I just wonder why the Depression, two World Wars, Vietnam and the Cold War didn’t cause a longing for stability that froze popular culture (though I will concede the latter two may have planted the seeds.) Rather, I think that in making the world smaller and enabling us to all experience the same things at the same time, technology has started to introduce a uniformity. It is tougher for regional quirks to gain enough influence to bring about changes. Instead everyone consults the same sources.

As Andersen points out, the ubiquity of so many retailers across the country means that it is possible for us to access the same resources as everyone else as well. There used to be a minor plot element in stories where residents of smaller communities would ask a newcomer what the fashions were in Paris or NY. Now there is no need to do so. Not only does everyone know what the styles are, they are readily available.
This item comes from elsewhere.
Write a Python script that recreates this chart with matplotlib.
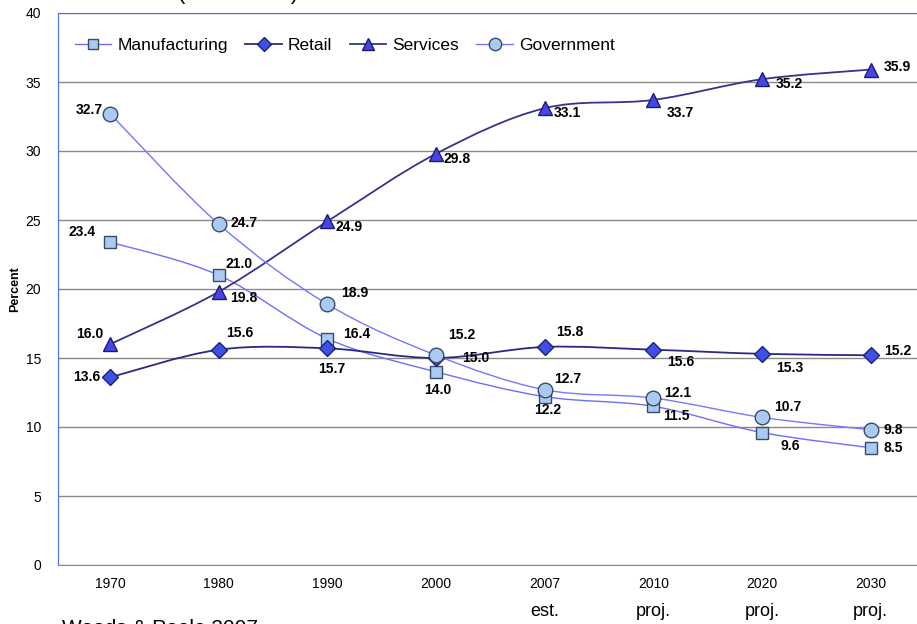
import numpy as np
import matplotlib
matplotlib.use("Agg")
import matplotlib.pyplot as plt
from matplotlib.path import Path
from matplotlib.patches import PathPatch
from matplotlib.lines import Line2D

plt.rcParams['font.family'] = ['Liberation Sans', 'DejaVu Sans']

### data ###
years = ['1970', '1980', '1990', '2000', '2007', '2010', '2020', '2030']
year_notes = ['', '', '', '', 'est.', 'proj.', 'proj.', 'proj.']
manufacturing = [23.4, 21.0, 16.4, 14.0, 12.2, 11.5, 9.6, 8.5]
retail = [13.6, 15.6, 15.7, 15.0, 15.8, 15.6, 15.3, 15.2]
services = [16.0, 19.8, 24.9, 29.8, 33.1, 33.7, 35.2, 35.9]
government = [32.7, 24.7, 18.9, 15.2, 12.7, 12.1, 10.7, 9.8]

# label offsets in pixels (dx, dy up)
manu_off = [(-28, 10), (20, 11), (29, 5), (2, -18), (3, -13), (23, -10), (28, -13), (23, 0)]
retail_off = [(-23, 0), (21, 17), (4, -21), (40, 0), (25, 15), (27, -12), (28, -14), (27, 4)]
serv_off = [(-20, 10), (25, -6), (22, -6), (21, -5), (23, -5), (27, -13), (27, -5), (27, 3)]
gov_off = [(-21, 4), (25, 1), (27, 11), (26, 20), (23, 11), (24, 5), (26, 10), (23, 0)]


def smooth_path(xs, ys, k=1/6.):
    # cubic bezier through points (excel style smoothing)
    pts = np.column_stack([xs, ys]).astype(float)
    verts = [pts[0]]
    codes = [Path.MOVETO]
    n = len(pts)
    for i in range(n - 1):
        p0 = pts[max(i - 1, 0)]
        p1 = pts[i]
        p2 = pts[i + 1]
        p3 = pts[min(i + 2, n - 1)]
        c1 = p1 + (p2 - p0) * k
        c2 = p2 - (p3 - p1) * k
        verts += [c1, c2, p2]
        codes += [Path.CURVE4] * 3
    return Path(verts, codes)


fig = plt.figure(figsize=(9.17, 6.24), dpi=100)
ax = fig.add_axes([58/917, 59/624, 869/917, 552/624])
ax.set_xlim(-0.48, 7.52)
ax.set_ylim(0, 40)

x = np.arange(len(years))

series = [
    ('Manufacturing', manufacturing, manu_off, 's', 9, '#a9cbf2', '#3c4a66', '#6e6ef5', 1.0),
    ('Retail', retail, retail_off, 'D', 8, '#3e50e6', '#1c2278', '#2a2a80', 1.3),
    ('Services', services, serv_off, '^', 10.5, '#4646e6', '#1c1c6e', '#36338a', 1.3),
    ('Government', government, gov_off, 'o', 10.5, '#a9cbf2', '#3c4a66', '#7676ff', 1.0),
]

handles = []
for name, vals, offs, mk, ms, fc, ec, lc, lw in series:
    ax.add_patch(PathPatch(smooth_path(x, vals), fill=False, edgecolor=lc, lw=lw, zorder=2))
    ax.plot(x, vals, linestyle='none', marker=mk, ms=ms, mfc=fc, mec=ec, mew=1.0, zorder=3)
    for xi, v, (dx, dy) in zip(x, vals, offs):
        ax.annotate('%.1f' % v, (xi, v), xytext=(dx, dy), textcoords='offset pixels',
                    ha='center', va='center', fontsize=10, fontweight='bold', zorder=4)
    handles.append(Line2D([], [], color=lc, lw=lw, marker=mk, ms=ms * 0.85, mfc=fc, mec=ec, label=name))

ax.legend(handles=handles, loc='center left', ncol=4, frameon=False, fontsize=12.5,
          bbox_to_anchor=(17/869, 520/552), borderaxespad=0, borderpad=0,
          handlelength=2.1, handletextpad=0.35, columnspacing=1.0)

ax.set_yticks(range(0, 45, 5))
ax.yaxis.grid(True, color='#8a8a8a', lw=1.0)
ax.set_axisbelow(True)
ax.tick_params(axis='y', length=0, labelsize=10, pad=12)
ax.set_xticks(x)
ax.set_xticklabels(years, fontsize=10, family=['Liberation Sans Narrow', 'Liberation Sans'])
ax.tick_params(axis='x', length=0, pad=9)
for s in ['left', 'top']:
    ax.spines[s].set_color('#4a6cf0')
ax.spines['bottom'].set_color('#8a8a8a')
ax.spines['right'].set_visible(False)
ax.set_ylabel('Percent', fontsize=9, fontweight='bold', labelpad=3)

for xi, note in zip(x, year_notes):
    if note:
        ax.annotate(note, (xi, 0), xytext=(0, -47), textcoords='offset pixels',
                    ha='center', va='center', fontsize=13, annotation_clip=False)

fig.text(178/917, 1 + 1/624, '(1970-2030)', fontsize=16, va='baseline', ha='left')
fig.text(62/917, -10/624, 'Woods & Poole 2007', fontsize=15, va='baseline', ha='left')

fig.savefig('out.png', dpi=100)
What does this have to do with arts organizations these days? Well, for one, there has long been a conversation about how everyone in theatre is taking their cues from what is being done on Broadway. There has also long been a conversation about how everything being done on Broadway is a revival, revue or dramatization of material which has proven itself in some other format.

It seems that what we have here is an opportunity not only to break from our own past practices but to become agents of change for general culture as well. I am not so idealistic that I can’t admit that is a lot of inertia to overcome for non-profits. But since it appears increasingly likely a change of business model is in order, we might as well include artistic and cultural innovation while we are in the process of re-invention, right?